Have you ever tried to solace yourself with a billowing slime? 45% of adults watch ´oddly satisfying´ videos and audios on TikTok on a weekly basis. ASMR – autonomous sensory meridian response – categories like Binaural beats, zit-popping content are growing genres on social media platforms. Artists are merging physical and digital art by filming cues of one task. As we watch and play with ´ourselves´, a turquoise fluff globe suddenly clamps between our toes. We rub the insides, and repeat the motion until we hear the texture. But how can these sensory experiences help us to fall as sleep?
WHAT IS A TINGLY BRAIN?
“Brain tingles” often describes the reaction of ASMR. A brain massage can be an unexpected fulfillment. The static sensation is translated along the neck, across the shoulders and up the scalp. According to Craig Richard, a professor with a Ph.D. of physiology at Shenandoah University in Virginia and founder of ASMR university, this physiological reaction has existed way before the digital age. Through whispering, personal attention, crisp sounds and slow movement as reported triggers.
MIRROR NEURON THEORY
Between the ages of 5 and 10, most people seem to feel ASMR for the first time, reports the medical advisory board from sleepfoundation.org. Through the ´mirror neuron theory´, viewer observe another person performing a task whilst having the feeling – a neurological response – that it is themselves doing it. This therapeutic practice gives us the chance to pause our frayed nerves from scrolling. We can vault our attention span. Easing stress and tension, falling as sleep to slime molds, crunching cornstarch or cake mirror glazing.

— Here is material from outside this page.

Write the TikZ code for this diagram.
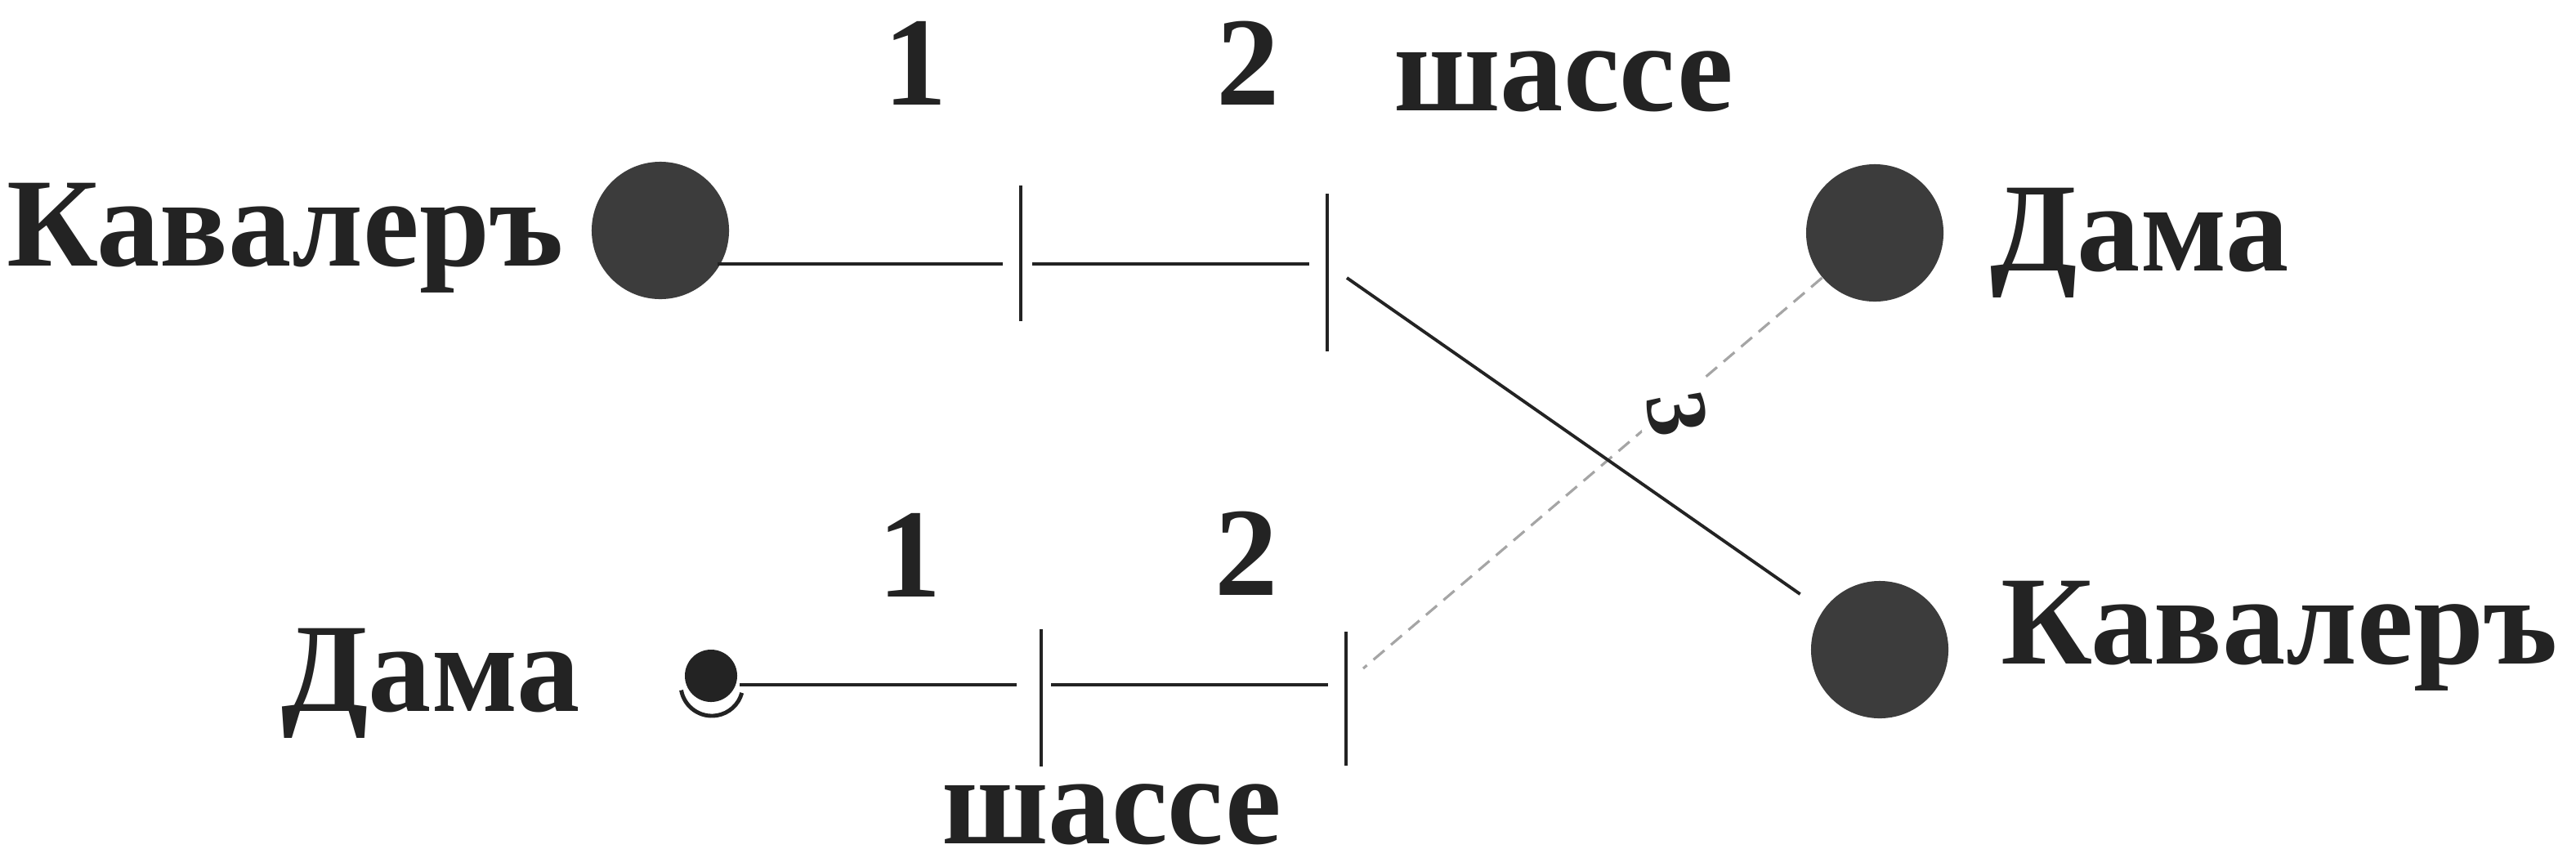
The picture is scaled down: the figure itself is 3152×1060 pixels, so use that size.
\documentclass[tikz,border=0pt]{standalone}
\usepackage{fontspec}
\setmainfont{Liberation Serif}
\usepackage{tikz}
\usetikzlibrary{calc}
\definecolor{inkdark}{RGB}{35,35,35}
\definecolor{inkdot}{RGB}{60,60,60}
\definecolor{inkfaint}{RGB}{165,165,165}
\tikzset{
  lbl/.style={inner sep=0pt, anchor=base, text=inkdark, font=\fontsize{44}{50}\selectfont\bfseries},
  steplbl/.style={lbl, font=\fontsize{30}{34}\selectfont\bfseries},
  bigdot/.style={circle, fill=inkdot, draw=none, minimum size=1.68cm, inner sep=0pt},
  smalldot/.style={circle, fill=inkdark, draw=none, minimum size=0.64cm, inner sep=0pt},
  track/.style={draw=inkdark, line width=1pt},
  tickmark/.style={draw=inkdark, line width=1.3pt},
  cross/.style={draw=inkdark, line width=1.1pt},
  faint/.style={draw=inkfaint, line width=0.9pt, dash pattern=on 5pt off 3pt}
}

\begin{document}
\begin{tikzpicture}[x=0.01cm, y=-0.01cm]
  \useasboundingbox (0,0) rectangle (3152,1060);

  % upper couple
  \node[lbl] (kavLtxt) at (349,325) {Кавалеръ};
  \node[bigdot] (kavLdot) at (808,282) {};
  \node[lbl] (n1top) at (1120,128) {1};
  \node[lbl] (n2top) at (1527,128) {2};
  \node[lbl] (shasseTop) at (1913,135) {шассе};
  \coordinate (a0) at (878,323);
  \coordinate (t1) at (1249,323);
  \coordinate (t2) at (1624,323);
  \draw[track, shorten >=0.22cm] (a0) -- (t1);
  \draw[track, shorten <=0.14cm, shorten >=0.22cm] (t1) -- (t2);
  \draw[tickmark] (1249,227) -- (1249,393);
  \draw[tickmark] (1624,237) -- (1624,430);

  % lower couple
  \node[lbl] (damaLtxt) at (527,870) {Дама};
  \node[smalldot] (damaLdot) at (870,827) {};
  \coordinate (ringc) at (871,838);
  \draw[track, line width=1.4pt] (ringc) ++(190:0.38cm) arc[start angle=190, end angle=345, radius=0.38cm];
  \node[lbl] (n1bot) at (1113,730) {1};
  \node[lbl] (n2bot) at (1525,728) {2};
  \node[lbl] (shasseBot) at (1360,1032) {шассе};
  \coordinate (b0) at (905,838);
  \coordinate (u1) at (1274,838);
  \coordinate (u2) at (1647,838);
  \draw[track, shorten >=0.3cm] (b0) -- (u1);
  \draw[track, shorten <=0.12cm, shorten >=0.22cm] (u1) -- (u2);
  \draw[tickmark] (1274,770) -- (1274,938);
  \draw[tickmark] (1647,773) -- (1647,937);

  % crossing to the right side
  \node[bigdot] (damaRdot) at (2294,285) {};
  \node[lbl] (damaRtxt) at (2618,331) {Дама};
  \node[bigdot] (kavRdot) at (2300,795) {};
  \node[lbl] (kavRtxt) at (2789,812) {Кавалеръ};
  \coordinate (d0) at (1648,340);
  \coordinate (e0) at (1668,818);
  \draw[faint] (damaRdot) -- (e0);
  \draw[cross, shorten >=0.34cm] (d0) -- (kavRdot);
  \node[steplbl, anchor=center, fill=white, inner sep=3pt, rotate=-80] (three) at (2052,506) {3};
\end{tikzpicture}
\end{document}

HOW CAN WE HAVE “GOLDILOCKS FEELINGS”?
Muffled chatter, slicing soap cubes and linocut techniques – slowly moving textures can be mesmerizing. Artist Cole Newman plays with circular movements to make a flying bucket paint the picture. The pendulum moves like a spiral atom when it generates a pattern in the void between symmetry and asymmetry. Psychologists have defined this sense of satisfaction as Goldilocks feelings. This perception of accomplishing better than expected has a direct impact on affect, mood, and error dynamics.
Looking at the ACE theories – achievement, competence and affectance – we are instantly rewarded with a temporary relief when dopamine and serotonin is released into our brains. When sensing, chemicals like endorphins and oxytocin, we receive feels of relaxation. “Quantastic” is a YouTube platform offering these soothing screens to the oddly satisfying community. Consisting of around 300 oddly satisfying videos in a one hour video. From liquids and particles to engineering and sculpting – child like our eyes can enter the macro worlds.